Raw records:
^^^^

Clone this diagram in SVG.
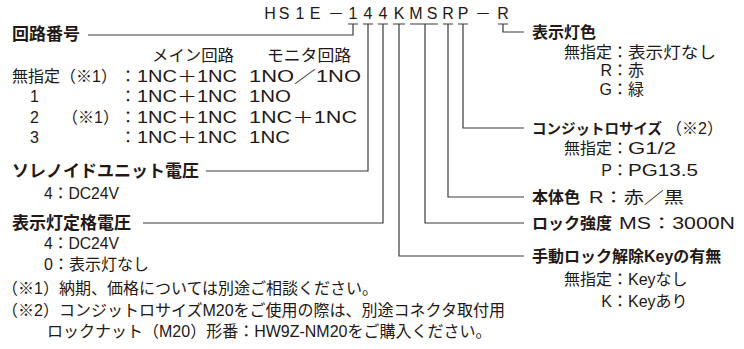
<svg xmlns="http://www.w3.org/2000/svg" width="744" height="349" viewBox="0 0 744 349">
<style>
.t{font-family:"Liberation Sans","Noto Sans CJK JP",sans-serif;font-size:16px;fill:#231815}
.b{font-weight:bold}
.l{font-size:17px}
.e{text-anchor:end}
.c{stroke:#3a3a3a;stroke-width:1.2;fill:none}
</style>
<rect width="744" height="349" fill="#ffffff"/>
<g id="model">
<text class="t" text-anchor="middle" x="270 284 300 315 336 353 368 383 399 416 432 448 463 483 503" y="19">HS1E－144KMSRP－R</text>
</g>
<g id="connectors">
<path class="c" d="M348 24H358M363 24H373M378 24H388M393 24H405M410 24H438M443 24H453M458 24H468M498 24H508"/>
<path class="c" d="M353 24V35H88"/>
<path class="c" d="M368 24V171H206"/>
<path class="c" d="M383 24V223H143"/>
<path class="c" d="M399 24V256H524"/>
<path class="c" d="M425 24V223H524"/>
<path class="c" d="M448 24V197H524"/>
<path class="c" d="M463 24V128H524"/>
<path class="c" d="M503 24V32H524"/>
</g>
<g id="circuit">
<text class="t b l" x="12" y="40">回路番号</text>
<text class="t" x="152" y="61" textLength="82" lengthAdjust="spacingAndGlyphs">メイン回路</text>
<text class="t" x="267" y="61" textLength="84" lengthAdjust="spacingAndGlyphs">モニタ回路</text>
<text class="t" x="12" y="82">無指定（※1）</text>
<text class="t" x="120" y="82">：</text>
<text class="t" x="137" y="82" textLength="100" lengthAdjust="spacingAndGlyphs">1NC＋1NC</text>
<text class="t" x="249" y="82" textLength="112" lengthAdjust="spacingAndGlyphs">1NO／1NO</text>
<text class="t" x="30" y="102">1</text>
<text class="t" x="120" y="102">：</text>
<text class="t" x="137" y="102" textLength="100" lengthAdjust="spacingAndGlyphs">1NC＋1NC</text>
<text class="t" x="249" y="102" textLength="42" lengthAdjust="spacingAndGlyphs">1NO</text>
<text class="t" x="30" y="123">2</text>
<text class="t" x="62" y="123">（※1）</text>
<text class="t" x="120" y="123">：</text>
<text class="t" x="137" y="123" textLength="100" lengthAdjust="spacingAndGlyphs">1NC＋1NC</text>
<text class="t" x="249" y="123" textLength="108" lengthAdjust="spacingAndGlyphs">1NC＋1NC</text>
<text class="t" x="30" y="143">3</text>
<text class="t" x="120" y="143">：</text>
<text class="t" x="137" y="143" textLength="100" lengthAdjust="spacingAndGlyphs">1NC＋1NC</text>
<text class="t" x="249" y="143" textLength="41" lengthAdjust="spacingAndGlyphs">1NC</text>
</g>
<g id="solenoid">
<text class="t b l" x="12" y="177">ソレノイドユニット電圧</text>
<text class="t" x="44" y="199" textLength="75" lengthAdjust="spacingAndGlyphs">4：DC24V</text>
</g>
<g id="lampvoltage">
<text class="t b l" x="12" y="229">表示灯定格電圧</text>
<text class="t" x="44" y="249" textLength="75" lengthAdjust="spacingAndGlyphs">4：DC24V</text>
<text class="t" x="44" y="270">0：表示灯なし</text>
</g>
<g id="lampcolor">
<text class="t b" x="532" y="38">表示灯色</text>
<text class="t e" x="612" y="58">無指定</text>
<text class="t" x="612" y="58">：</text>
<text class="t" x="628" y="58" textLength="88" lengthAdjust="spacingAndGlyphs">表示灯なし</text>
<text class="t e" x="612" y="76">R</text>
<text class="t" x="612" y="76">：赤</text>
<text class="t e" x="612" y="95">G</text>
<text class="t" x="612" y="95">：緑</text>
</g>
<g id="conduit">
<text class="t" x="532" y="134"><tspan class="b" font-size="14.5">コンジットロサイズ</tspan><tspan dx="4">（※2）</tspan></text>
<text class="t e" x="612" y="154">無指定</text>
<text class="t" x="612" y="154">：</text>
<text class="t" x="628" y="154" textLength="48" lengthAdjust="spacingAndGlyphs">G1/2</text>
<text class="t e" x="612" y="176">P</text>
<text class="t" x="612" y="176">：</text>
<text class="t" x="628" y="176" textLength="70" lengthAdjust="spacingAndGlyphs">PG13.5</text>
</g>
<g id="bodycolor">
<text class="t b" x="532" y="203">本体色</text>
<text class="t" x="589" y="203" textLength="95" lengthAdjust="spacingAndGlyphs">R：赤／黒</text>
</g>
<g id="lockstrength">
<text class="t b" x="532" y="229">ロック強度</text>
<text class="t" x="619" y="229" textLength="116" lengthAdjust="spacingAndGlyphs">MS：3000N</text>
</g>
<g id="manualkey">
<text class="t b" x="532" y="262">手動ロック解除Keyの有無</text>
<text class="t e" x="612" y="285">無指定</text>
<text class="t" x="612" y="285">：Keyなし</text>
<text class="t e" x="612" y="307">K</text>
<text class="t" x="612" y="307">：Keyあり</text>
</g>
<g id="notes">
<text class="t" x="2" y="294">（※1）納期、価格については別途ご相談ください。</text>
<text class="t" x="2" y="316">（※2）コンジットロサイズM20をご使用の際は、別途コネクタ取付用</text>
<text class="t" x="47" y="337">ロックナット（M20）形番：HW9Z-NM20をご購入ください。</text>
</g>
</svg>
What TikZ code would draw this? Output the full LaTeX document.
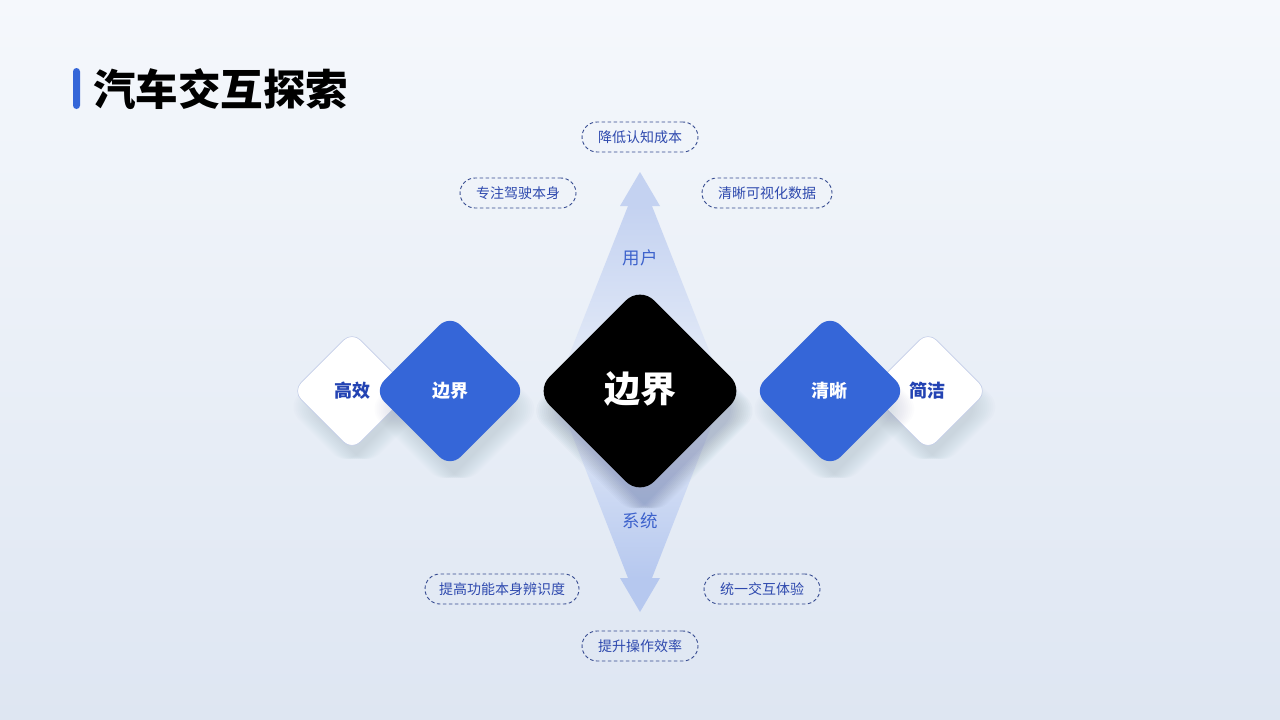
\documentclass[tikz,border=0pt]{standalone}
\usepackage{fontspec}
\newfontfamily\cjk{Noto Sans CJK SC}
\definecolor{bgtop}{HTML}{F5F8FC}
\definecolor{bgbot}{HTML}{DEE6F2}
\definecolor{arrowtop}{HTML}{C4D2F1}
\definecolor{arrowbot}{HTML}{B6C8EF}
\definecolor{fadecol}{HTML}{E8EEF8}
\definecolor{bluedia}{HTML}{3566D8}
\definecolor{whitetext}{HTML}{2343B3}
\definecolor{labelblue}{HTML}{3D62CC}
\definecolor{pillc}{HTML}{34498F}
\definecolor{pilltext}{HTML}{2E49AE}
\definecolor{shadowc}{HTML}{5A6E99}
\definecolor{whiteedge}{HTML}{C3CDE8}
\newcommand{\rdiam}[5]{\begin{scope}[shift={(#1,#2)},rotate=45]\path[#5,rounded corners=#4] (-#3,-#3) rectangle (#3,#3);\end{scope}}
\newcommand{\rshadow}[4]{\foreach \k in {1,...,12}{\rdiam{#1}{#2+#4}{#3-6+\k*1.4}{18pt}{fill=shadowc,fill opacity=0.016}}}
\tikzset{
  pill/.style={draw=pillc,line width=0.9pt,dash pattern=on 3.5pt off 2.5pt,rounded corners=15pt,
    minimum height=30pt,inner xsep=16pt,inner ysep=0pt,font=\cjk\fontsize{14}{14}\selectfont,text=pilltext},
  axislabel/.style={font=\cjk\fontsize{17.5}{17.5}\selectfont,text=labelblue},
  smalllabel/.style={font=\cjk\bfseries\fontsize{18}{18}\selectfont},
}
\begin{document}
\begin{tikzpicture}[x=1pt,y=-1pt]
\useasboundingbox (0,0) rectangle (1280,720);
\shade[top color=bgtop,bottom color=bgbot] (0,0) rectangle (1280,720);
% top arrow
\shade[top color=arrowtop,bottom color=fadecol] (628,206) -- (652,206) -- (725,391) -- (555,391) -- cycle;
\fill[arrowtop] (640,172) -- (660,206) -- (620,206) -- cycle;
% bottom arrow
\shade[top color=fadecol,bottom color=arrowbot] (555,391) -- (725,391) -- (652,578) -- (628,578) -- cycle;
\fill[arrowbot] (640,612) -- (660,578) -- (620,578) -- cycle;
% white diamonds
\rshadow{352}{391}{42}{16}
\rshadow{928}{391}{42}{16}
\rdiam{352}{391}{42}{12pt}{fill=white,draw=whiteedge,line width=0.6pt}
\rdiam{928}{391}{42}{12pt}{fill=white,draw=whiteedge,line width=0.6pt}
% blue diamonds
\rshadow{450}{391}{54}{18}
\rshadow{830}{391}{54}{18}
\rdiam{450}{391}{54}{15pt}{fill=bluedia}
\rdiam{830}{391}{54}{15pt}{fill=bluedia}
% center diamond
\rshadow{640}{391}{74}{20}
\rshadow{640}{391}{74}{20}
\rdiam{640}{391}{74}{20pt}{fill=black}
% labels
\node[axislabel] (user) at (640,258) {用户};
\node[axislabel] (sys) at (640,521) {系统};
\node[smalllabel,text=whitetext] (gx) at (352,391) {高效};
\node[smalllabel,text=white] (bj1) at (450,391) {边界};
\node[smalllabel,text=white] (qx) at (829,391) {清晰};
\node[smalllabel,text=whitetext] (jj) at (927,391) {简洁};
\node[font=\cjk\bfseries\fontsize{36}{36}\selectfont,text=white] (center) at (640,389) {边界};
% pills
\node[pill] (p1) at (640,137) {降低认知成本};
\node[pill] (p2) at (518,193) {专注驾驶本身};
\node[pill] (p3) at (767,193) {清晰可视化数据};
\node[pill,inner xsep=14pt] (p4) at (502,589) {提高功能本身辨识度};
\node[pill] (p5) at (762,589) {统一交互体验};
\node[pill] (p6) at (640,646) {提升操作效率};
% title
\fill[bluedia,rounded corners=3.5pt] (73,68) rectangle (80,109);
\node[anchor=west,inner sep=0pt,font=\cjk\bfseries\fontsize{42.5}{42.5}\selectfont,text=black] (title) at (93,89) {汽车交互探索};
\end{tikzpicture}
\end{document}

^^^^

## Exercise details
From the records given above, copy all lines containing "this".

## Complete output
Clone this diagram in SVG.
What TikZ code would draw this? Output the full LaTeX document.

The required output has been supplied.